Восемнадцатилетняя Адриенна Мезюра, дочь деспотичного отца-самодура, бывшего учителя, страдающая от монотонности провинциального существования, лишённая живых впечатлений, видит на прогулке проезжающего в коляске незнакомого ей врача и «в доли секунды» в него влюбляется. Тайно страдает, воображение рождает смутные любовные сцены, она пишет ему письмо с объяснением, оно попадает к кумушкам. Её начинают травить. Адриенна сходит с ума. В дневнике Грин отмечал: задумывая роман, он имел перед собой репродукции картин Утрилло с пейзажами захолустных уголков с претенциозными особняками. В одном из них и происходит действие романа. «У меня есть только белое и чёрное, – писал он в дневнике, – только эффекты света и тени». Кто-то из критиков отметил: «И если солнечные дни в романе Грина режут глаз светом, то ночи – тьмой». Достаточная завязка для художника, особенно Алексеева. Чувствуется, как легко в любимой акватинте он достигает игры света и тени, слабого мерцания проезжающей коляски с тонконогой слабенькой лошадкой, романтической сцены венчания, существующей в подсознании Адриенны и построенной на резком контрасте белого (невеста) и чёрного (жених). Её психологический портрет полон болезненного отчаяния. В разнообразных оттенках чёрного представлены живые сцены из провинциальной жизни. Кульминационны шмуцтитулы к главам. Здесь контрастны сами иллюстрации. Ко второй главе – за чёрной высокой чугунной решёткой чёрный силуэт коляски, её еле тащит тощая лошадёнка, белый круг луны растворяется в луже. Предвестие начала конца. К третьей – за уже белыми от светящегося ночного света прутьями той же решётки – расплывшийся в этом свете неясный женский силуэт, силуэт обезумевшей Адриенн. Finita la comedia.
Завершался короткий – пять лет, но сверхнасыщенный творчеством период жизни молодого книжного графика, экспериментатора, мыслителя, романтика-мечтателя и мистика. Именно в 1929 году он напишет статью о своём понимании смысла поиска техники в книжной графике: «Существует связь между техническим приёмом и творческой манерой индивида. И тот, кто хочет выразить себя и думать по-своему, должен найти для себя свою собственную технику». Доминик Виллуби прокомментирует это высказывание: «Это его суждение связано с медленным, переменчивым, требующим длительного времени процессом изготовления гравюры, в частности офорта.
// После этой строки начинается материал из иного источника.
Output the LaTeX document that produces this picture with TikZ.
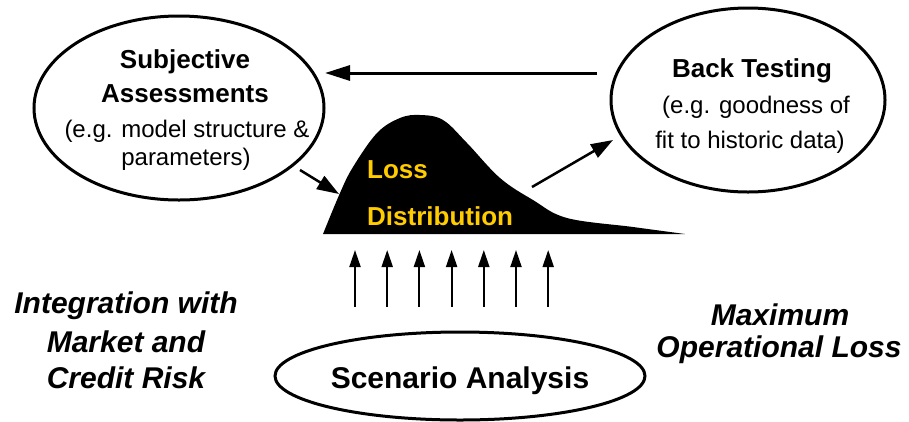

Этот процесс соответствовал характеру Алексеева, его способу интуитивного и постепенного поиска своих художественных формул, следующему за этапом формирования образов, – он был своего рода техническим расчётом или азартной игрой, каждый раз новой, результаты которой в конечном итоге оказываются неожиданными. Очевидно, что технический процесс – творческая арена художника – становится живой средой, немым собеседником, который то сопротивляется, то застаёт врасплох, прежде чем наконец показать изображение. Известно, что Алексеев предпочитал пуантилистские или зернистые техники, чтобы получать очень тонкие и богатые текстуры своих гравюр. Этот метод позволял ему не только работать над изображением поэтапно, но рисовать размытые силуэты и образы, поэтические воспоминания о воображаемом и преображённом мире».
Лечение в Камбо-ле-Бен
И тут творческие эксперименты художника внезапно прервались. Его самого и его семью постигло серьёзное испытание. Он тяжело заболел. Лёгкие не выдержали. Он много курил. Сказалась многолетняя работа над офортами и акватинтами, а значит, с ядовитыми кислотами. Шутка ли – всего за пять неполных лет он в этих техниках дома исполнил более сотни иллюстраций, надышавшись ядовитыми парами. Врачи советовали ему пройти курс лечения в горах. На полгода он уехал в санаторий в Камбо-ле-Бен, бальнеологический курорт на реке Нив в Пиренеях, французской части Страны Басков. Благодаря исключительному лечебному воздуху и мягкому океаническому климату в Камбо удавалось вылечивать тяжёлые заболевания органов дыхания. В начале ХХ столетия здесь часто бывали знаменитости из театральной и литературной среды. Алексеев пройдёт серьёзный курс лечения, будет пить кумыс (об этом он расскажет Михаилу Шемякину) и не оставит поиска дальнейших путей в искусстве, хотя, как он потом признавался, был на краю смерти. (Подтверждения словам дочери, что ему удалили одно лёгкое, мы нигде не нашли. Он никогда об этом не упоминал и не писал. К тому же в санатории не делают операции.) Супо не уставал поддерживать друга: «Дорогой Алёша, я хочу, чтобы вы поскорее вернулись, потому что, во-первых, тогда я вас увижу, а во-вторых, это будет означать, что вы совершенно поправились».
Он вернётся лишь в мае следующего года.